§ **Directions**:
Your job is to return the lines between the line holding "Write the matplotlib code for this chart." and the line holding "arrow(491, 157, 491, 176)", inclusive, exactly and with no pictures.

§ **Data provided**:
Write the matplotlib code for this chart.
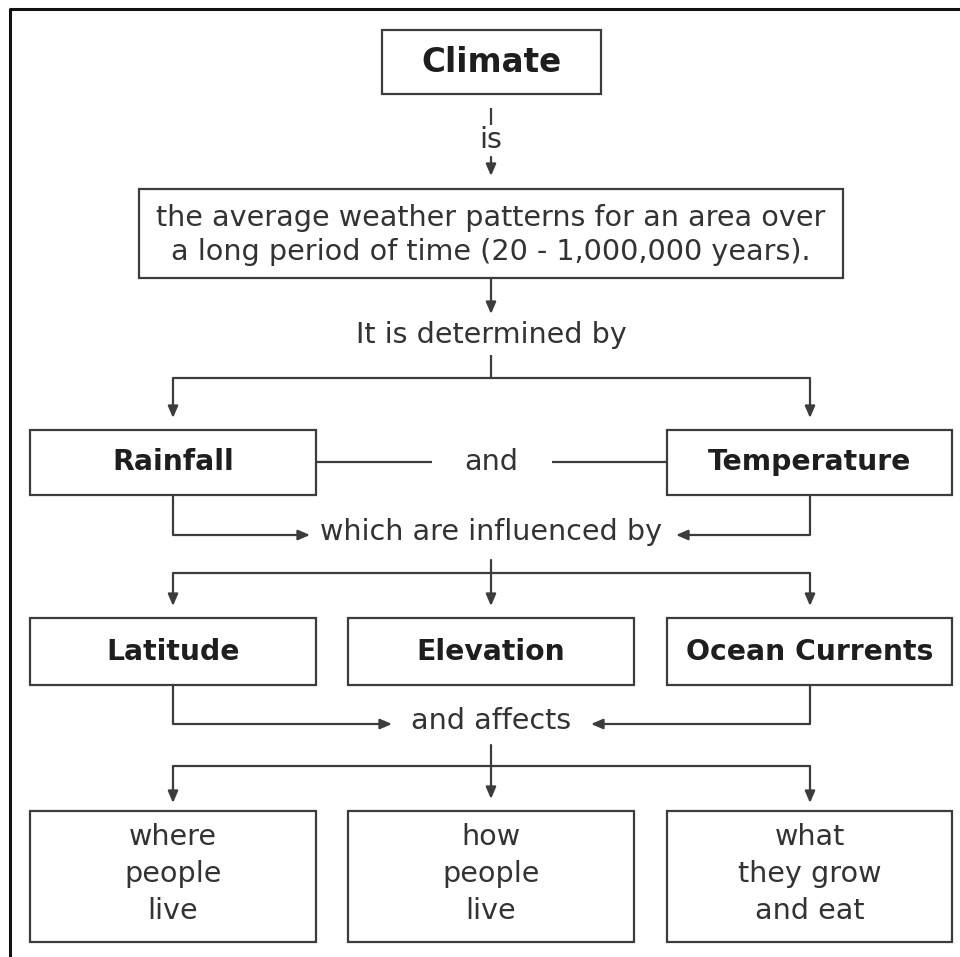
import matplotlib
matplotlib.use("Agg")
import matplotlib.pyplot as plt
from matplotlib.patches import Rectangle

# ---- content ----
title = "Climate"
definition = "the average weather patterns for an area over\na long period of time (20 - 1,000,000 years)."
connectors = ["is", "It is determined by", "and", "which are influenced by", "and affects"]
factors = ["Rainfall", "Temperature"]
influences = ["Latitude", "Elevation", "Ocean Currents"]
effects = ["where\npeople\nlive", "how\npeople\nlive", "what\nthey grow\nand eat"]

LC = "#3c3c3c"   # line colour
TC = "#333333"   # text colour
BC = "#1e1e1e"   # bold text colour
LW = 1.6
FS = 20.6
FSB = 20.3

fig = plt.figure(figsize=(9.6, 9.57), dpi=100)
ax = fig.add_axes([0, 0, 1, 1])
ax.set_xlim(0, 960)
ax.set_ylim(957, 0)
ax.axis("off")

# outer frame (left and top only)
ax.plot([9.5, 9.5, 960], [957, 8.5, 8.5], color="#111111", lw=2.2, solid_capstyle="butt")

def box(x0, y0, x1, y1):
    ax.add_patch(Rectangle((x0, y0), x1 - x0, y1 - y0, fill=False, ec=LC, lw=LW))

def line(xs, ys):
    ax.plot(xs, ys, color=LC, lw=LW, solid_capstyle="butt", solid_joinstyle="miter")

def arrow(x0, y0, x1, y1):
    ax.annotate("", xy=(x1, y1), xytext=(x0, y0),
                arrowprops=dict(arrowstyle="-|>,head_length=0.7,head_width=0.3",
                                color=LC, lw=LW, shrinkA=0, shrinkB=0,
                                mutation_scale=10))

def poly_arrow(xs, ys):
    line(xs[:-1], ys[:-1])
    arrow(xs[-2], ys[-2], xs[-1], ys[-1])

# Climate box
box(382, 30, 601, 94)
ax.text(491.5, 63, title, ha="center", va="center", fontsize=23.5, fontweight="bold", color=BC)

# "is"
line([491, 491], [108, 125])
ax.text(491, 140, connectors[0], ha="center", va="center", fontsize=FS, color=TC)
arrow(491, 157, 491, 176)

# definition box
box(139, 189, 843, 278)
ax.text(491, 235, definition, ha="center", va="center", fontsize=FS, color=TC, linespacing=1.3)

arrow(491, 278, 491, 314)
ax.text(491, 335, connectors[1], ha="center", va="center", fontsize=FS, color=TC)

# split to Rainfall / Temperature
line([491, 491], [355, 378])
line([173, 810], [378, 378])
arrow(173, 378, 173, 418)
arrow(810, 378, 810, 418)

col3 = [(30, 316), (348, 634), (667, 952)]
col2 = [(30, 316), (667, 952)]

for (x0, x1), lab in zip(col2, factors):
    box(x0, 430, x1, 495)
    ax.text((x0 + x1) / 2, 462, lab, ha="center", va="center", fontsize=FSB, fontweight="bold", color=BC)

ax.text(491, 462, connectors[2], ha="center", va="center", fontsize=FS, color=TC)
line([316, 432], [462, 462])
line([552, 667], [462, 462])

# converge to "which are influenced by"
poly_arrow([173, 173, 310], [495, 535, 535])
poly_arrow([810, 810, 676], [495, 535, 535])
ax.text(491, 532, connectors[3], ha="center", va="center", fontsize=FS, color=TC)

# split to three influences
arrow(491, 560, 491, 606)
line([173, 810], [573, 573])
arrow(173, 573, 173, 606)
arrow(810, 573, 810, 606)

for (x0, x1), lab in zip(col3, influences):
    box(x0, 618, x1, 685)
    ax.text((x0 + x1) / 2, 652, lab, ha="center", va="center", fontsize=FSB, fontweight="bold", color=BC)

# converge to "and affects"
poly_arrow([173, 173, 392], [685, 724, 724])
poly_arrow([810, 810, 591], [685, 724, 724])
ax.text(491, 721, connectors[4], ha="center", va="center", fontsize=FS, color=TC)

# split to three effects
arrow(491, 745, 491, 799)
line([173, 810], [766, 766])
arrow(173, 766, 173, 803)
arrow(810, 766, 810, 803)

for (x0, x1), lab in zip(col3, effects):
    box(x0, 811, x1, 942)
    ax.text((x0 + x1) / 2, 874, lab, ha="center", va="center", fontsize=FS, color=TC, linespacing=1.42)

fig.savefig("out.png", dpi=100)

* * *

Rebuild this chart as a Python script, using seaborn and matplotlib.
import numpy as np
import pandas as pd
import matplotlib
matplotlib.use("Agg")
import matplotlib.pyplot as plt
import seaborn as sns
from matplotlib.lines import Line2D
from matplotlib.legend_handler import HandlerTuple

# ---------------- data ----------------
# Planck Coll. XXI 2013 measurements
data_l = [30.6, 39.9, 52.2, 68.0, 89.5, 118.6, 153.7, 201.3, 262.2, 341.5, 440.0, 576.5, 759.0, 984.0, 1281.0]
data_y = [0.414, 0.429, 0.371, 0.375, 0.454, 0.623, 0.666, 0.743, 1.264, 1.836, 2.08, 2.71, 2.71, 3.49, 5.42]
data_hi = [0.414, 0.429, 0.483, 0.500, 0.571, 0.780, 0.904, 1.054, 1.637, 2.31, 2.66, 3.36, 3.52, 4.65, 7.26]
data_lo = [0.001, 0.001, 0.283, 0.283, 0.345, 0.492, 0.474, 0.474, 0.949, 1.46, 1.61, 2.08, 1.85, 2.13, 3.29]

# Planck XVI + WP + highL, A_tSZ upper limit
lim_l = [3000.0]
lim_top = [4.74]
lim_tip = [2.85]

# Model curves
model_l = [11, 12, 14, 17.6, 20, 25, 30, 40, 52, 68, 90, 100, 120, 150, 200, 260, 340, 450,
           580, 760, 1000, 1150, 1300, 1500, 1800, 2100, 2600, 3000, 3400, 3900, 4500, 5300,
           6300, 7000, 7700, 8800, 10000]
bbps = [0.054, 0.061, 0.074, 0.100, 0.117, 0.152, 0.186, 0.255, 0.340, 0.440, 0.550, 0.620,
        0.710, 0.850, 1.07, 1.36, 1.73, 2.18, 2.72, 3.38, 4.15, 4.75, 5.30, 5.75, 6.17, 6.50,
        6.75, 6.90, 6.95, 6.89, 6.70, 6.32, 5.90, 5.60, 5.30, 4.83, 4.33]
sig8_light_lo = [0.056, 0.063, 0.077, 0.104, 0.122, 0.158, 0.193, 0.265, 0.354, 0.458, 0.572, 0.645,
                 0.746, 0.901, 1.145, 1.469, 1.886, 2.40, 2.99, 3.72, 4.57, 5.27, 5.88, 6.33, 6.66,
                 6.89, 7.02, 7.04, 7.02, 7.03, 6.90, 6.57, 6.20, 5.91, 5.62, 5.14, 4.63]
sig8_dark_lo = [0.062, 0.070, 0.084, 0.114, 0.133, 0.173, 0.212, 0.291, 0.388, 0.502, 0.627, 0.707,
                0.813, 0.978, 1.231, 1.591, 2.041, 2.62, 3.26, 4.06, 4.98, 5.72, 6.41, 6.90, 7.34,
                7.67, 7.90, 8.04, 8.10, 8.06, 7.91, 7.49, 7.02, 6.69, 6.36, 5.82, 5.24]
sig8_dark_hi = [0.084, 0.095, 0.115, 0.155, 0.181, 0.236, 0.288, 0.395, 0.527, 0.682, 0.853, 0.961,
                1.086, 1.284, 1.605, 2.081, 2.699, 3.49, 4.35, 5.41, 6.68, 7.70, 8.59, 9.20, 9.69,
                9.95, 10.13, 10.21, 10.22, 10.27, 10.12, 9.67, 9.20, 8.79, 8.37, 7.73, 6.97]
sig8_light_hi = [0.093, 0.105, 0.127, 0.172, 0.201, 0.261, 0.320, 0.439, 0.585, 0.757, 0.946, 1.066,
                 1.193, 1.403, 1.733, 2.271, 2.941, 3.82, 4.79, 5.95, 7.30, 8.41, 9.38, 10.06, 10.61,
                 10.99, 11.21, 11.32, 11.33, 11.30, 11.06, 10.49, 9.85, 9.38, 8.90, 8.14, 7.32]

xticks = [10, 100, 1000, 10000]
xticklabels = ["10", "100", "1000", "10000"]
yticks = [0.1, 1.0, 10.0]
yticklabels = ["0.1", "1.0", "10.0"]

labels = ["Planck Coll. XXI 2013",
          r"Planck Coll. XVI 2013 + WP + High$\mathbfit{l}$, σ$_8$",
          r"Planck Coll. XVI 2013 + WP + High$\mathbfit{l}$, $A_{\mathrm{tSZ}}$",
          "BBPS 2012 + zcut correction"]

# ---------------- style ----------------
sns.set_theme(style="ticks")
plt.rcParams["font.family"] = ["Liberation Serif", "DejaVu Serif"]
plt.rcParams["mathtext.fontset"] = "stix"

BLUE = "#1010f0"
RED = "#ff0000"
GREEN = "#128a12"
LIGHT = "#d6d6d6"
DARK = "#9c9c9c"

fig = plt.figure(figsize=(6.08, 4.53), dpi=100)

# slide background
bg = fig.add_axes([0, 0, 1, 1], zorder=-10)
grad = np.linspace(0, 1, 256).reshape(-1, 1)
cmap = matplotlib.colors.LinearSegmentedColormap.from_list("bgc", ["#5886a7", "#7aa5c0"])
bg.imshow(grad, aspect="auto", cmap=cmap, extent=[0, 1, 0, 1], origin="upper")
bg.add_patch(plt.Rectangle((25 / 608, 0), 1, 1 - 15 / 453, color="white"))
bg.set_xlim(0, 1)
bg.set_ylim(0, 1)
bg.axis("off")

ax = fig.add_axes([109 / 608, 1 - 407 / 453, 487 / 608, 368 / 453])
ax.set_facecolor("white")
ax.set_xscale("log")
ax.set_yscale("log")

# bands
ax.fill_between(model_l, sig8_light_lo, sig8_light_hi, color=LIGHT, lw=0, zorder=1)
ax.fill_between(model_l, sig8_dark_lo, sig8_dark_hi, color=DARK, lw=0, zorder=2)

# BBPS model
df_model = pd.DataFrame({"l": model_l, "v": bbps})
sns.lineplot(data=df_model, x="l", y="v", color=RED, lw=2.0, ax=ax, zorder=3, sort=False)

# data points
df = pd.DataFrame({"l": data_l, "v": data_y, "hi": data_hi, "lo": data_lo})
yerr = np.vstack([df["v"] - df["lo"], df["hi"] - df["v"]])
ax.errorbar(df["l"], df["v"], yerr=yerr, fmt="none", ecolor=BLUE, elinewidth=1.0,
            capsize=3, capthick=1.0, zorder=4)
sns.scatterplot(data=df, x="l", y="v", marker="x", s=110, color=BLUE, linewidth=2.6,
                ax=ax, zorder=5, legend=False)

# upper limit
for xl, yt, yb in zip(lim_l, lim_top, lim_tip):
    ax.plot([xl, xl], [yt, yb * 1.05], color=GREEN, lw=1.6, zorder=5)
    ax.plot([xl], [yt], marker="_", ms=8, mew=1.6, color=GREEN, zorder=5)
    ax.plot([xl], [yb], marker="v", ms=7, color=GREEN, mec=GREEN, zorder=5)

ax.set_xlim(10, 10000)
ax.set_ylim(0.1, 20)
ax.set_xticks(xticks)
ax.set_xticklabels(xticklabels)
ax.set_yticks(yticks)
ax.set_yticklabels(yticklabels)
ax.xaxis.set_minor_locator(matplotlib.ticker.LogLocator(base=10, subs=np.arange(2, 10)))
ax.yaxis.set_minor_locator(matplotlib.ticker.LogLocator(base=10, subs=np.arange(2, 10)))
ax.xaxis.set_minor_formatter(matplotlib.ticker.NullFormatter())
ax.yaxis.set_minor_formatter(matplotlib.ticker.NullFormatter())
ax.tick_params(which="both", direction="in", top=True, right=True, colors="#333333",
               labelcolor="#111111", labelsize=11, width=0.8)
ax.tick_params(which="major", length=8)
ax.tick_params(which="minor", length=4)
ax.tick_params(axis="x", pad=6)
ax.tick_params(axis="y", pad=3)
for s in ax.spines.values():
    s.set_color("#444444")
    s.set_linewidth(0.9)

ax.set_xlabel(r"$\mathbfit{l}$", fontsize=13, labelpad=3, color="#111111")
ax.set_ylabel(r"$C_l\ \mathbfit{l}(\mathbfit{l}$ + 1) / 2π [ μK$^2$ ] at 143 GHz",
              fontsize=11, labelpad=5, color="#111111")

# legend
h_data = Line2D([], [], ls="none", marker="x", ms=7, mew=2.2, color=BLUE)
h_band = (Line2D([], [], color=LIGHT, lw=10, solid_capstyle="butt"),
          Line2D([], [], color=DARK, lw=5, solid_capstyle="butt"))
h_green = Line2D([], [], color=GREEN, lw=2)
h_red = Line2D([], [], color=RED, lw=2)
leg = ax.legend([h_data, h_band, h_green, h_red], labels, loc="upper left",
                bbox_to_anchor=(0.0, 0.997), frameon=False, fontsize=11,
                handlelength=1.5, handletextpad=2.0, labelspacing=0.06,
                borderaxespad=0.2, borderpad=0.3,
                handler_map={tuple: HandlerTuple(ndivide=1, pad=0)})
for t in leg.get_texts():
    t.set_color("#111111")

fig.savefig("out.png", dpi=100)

---

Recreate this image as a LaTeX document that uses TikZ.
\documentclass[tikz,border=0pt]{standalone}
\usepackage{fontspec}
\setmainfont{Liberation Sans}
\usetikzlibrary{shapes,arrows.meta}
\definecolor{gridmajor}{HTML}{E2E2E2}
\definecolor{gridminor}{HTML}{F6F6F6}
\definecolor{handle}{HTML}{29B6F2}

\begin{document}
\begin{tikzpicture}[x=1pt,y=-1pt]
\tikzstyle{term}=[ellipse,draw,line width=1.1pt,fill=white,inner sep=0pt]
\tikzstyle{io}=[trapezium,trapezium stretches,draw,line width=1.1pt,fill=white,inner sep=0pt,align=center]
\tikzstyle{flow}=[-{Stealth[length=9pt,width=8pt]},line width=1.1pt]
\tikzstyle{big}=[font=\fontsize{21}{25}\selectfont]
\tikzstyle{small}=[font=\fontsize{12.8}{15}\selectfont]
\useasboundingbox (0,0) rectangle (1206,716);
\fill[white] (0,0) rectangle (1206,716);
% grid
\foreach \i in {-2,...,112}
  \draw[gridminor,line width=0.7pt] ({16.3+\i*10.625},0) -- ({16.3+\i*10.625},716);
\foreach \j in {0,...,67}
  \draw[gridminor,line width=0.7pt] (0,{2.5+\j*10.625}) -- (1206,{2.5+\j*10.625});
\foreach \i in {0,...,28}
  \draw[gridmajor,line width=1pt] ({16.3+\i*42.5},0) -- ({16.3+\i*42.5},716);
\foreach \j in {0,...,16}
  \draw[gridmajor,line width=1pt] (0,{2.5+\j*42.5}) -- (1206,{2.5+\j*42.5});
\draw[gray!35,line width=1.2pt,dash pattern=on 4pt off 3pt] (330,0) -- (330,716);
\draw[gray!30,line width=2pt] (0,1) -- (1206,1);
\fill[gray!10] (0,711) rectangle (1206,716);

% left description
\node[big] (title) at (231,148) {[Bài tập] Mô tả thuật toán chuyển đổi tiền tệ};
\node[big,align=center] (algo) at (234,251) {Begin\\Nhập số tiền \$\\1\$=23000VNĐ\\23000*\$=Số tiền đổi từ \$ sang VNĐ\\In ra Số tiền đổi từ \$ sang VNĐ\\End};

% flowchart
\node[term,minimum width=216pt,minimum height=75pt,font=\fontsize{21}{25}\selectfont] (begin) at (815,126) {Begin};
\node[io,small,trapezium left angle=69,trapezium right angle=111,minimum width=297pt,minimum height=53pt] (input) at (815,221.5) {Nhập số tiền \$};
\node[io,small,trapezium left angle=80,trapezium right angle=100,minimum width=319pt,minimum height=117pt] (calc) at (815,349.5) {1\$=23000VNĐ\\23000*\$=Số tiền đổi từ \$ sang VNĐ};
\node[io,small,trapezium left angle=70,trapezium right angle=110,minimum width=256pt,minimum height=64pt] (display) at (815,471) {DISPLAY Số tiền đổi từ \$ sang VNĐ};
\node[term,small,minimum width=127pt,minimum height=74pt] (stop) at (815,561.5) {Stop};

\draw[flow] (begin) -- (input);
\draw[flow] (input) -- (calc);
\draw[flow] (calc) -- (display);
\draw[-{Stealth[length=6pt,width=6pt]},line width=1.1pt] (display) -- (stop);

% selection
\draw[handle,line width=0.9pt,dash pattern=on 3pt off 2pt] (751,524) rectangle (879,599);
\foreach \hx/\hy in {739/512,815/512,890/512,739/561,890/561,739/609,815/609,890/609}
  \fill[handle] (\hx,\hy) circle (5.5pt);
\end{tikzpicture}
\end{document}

§ **Solution for this problem**:
Write the matplotlib code for this chart.
import matplotlib
matplotlib.use("Agg")
import matplotlib.pyplot as plt
from matplotlib.patches import Rectangle

# ---- content ----
title = "Climate"
definition = "the average weather patterns for an area over\na long period of time (20 - 1,000,000 years)."
connectors = ["is", "It is determined by", "and", "which are influenced by", "and affects"]
factors = ["Rainfall", "Temperature"]
influences = ["Latitude", "Elevation", "Ocean Currents"]
effects = ["where\npeople\nlive", "how\npeople\nlive", "what\nthey grow\nand eat"]

LC = "#3c3c3c"   # line colour
TC = "#333333"   # text colour
BC = "#1e1e1e"   # bold text colour
LW = 1.6
FS = 20.6
FSB = 20.3

fig = plt.figure(figsize=(9.6, 9.57), dpi=100)
ax = fig.add_axes([0, 0, 1, 1])
ax.set_xlim(0, 960)
ax.set_ylim(957, 0)
ax.axis("off")

# outer frame (left and top only)
ax.plot([9.5, 9.5, 960], [957, 8.5, 8.5], color="#111111", lw=2.2, solid_capstyle="butt")

def box(x0, y0, x1, y1):
    ax.add_patch(Rectangle((x0, y0), x1 - x0, y1 - y0, fill=False, ec=LC, lw=LW))

def line(xs, ys):
    ax.plot(xs, ys, color=LC, lw=LW, solid_capstyle="butt", solid_joinstyle="miter")

def arrow(x0, y0, x1, y1):
    ax.annotate("", xy=(x1, y1), xytext=(x0, y0),
                arrowprops=dict(arrowstyle="-|>,head_length=0.7,head_width=0.3",
                                color=LC, lw=LW, shrinkA=0, shrinkB=0,
                                mutation_scale=10))

def poly_arrow(xs, ys):
    line(xs[:-1], ys[:-1])
    arrow(xs[-2], ys[-2], xs[-1], ys[-1])

# Climate box
box(382, 30, 601, 94)
ax.text(491.5, 63, title, ha="center", va="center", fontsize=23.5, fontweight="bold", color=BC)

# "is"
line([491, 491], [108, 125])
ax.text(491, 140, connectors[0], ha="center", va="center", fontsize=FS, color=TC)
arrow(491, 157, 491, 176)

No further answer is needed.